Welcome to another Savvy Verse & Wit guest post; this time it’s Reunion author Therese Fowler discussing her reading habits as a reader and as a novelist. I want to thank Therese for taking time out of her busy schedule to talk with us about her reading. Without further ado, here she is.

Before I was a novelist, I was an avid reader of all kinds of fiction (and some nonfiction). I have a lot of interests and I love to be outdoors, but few things please me better than finding a good book and time to read it. I noticed, though, that once I began writing with the goal of becoming a novelist, I became a different sort of reader, a more critical, less satisfied one—call it an occupational hazard. It has taken some effort to learn how to access my earlier reader-self so that I never lose my love for books and reading.

I thought it might be interesting to list the ways I see books when I’m in reader mode versus writer mode, and came up with these two lists.

Reading as Therese the Avid Reader:

  1. I will read any sort of novel, from science fiction to literary fiction to mystery to romance to mainstream, if someone whose judgment I trust hands the book over and says “Read this!
  2. Critical opinion doesn’t sway me much, because I’ve found that few critics share reader’s sensibilities. Similarly, I’m reluctant to read a book just because “everyone” has read it—some of those books have been the biggest disappointments.
  3. My ideal novel is a well-paced, captivating story told artfully. Artful prose itself, though I can admire it, isn’t enough to keep me reading. I need to be curious and/or I need to care about what happens next.
  4. I don’t believe in making a value distinction between fiction that’s entertaining versus fiction that’s instructional or enlightening. A “good” novel is any story that captivates and transports me and suits my need or my mood at the time.
  5. No matter what book is in my hands, my ideal reading experience involves a quiet house, a bowl of popcorn, and a glass of wine.

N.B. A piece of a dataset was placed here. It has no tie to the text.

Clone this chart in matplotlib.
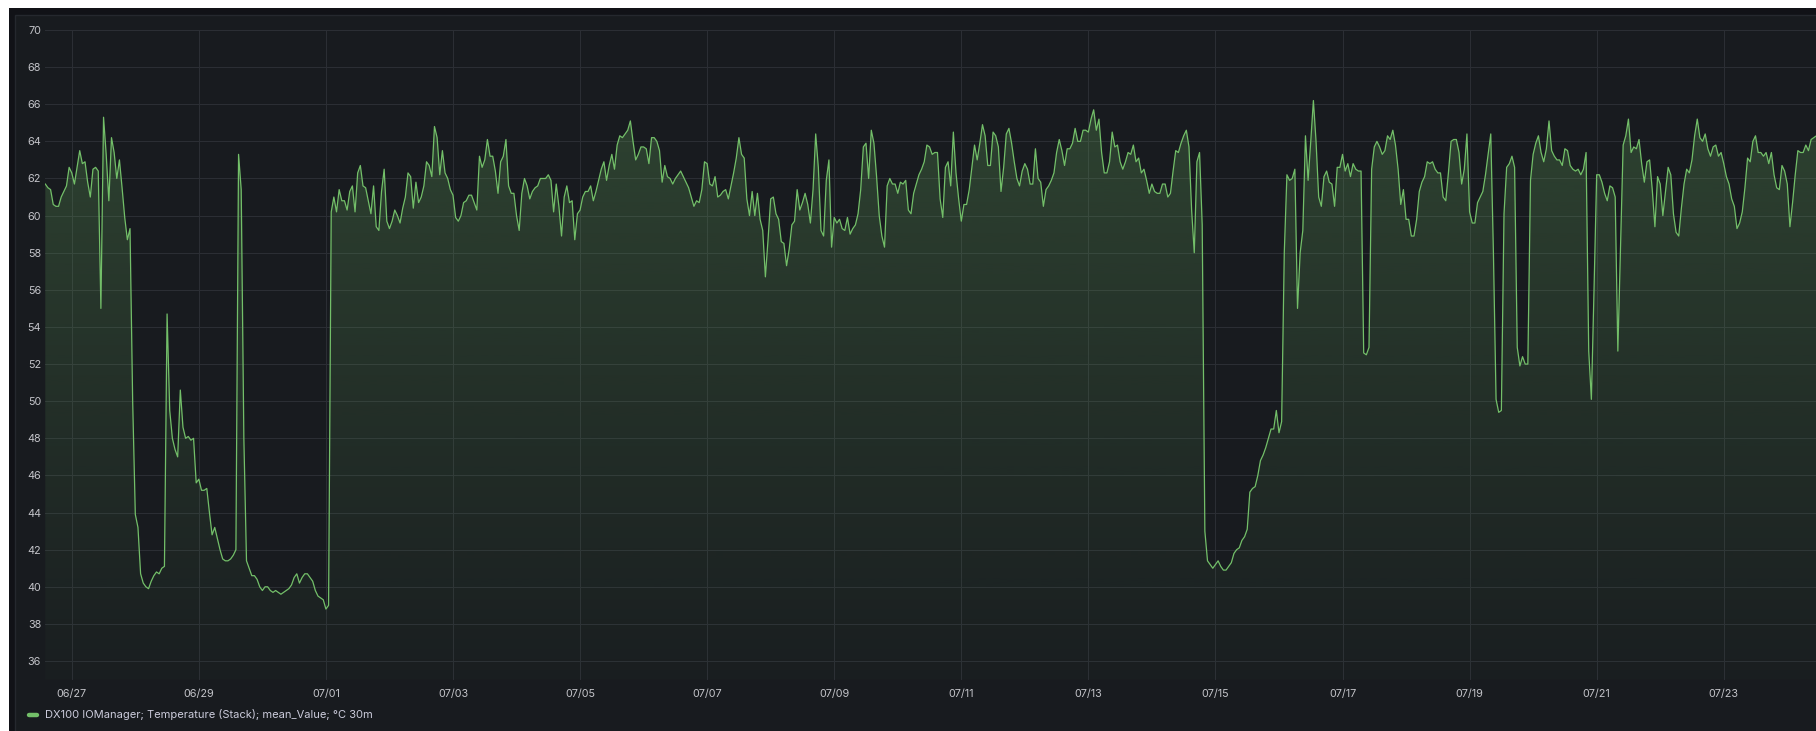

Reading as Therese the Novelist:

  1. I am a much more critical reader than I ever was before I was a writer. Clunky or amateurish writing, implausible plot lines, inconsistent characterization and reader manipulation are things that will keep me from finishing a book I’ve started. On the other end of the spectrum, storytelling that is too “dear,” meaning too clever, or too self-referential, or too high-brow, or too self-serious is also a real turn-off. I elect not to finish most of the books I pick up.
  2. Popular authors’ books are rarely considered for literary awards, but I believe it takes a lot more effort and talent to become and remain a bestselling author—usually writing one or more books every year—than it does to produce one nicely done novel or story collection every few years (at most). True, some of those popular books aren’t especially artful, but some are, and deserve award consideration.
  3. My hero is Vladimir Nabokov, whose novel Lolita is a brilliant example of an author doing everything right.
  4. I fear for any author who, following an unexpectedly successful book, gets offered millions of dollars for the next one they’ll write. That sort of success is almost always an un-reproducible phenomenon, and that next book is almost certainly going to disappoint a lot of the readers who loved the previous one.
  5. My goal is to tell a different story with every book, and to always immerse my readers in what highly respected author and writing teacher John Gardiner called “the vivid and uninterrupted dream” of a good story, told well. That being the case, I’m perpetually looking for this kind of reading experience, both for pleasure and for instruction—so when I find it, it’s nirvana.

Thanks again Therese Fowler. If you liked this guest post, stay tuned for my review of Reunion and a giveaway on May 28.

About the Author:

Therese Fowler has believed in the magic of a good story since she learned to read at the age of four. At age thirty, as a newly single parent, she put herself into college, earning a degree in sociology (and finding her real Mr. Right) before deciding to scratch her longtime fiction-writing itch. That led to an MFA in creative writing, and the composition of stories that explore the nature of our families, our culture, our mistakes, and our desires.

The author of two novels, with a third scheduled for 2010, Therese lives in Wake Forest, NC, with her supportive husband and sons, and two largely indifferent cats. You can visit her website or her blog.

Don’t Forget About These Great Giveaways!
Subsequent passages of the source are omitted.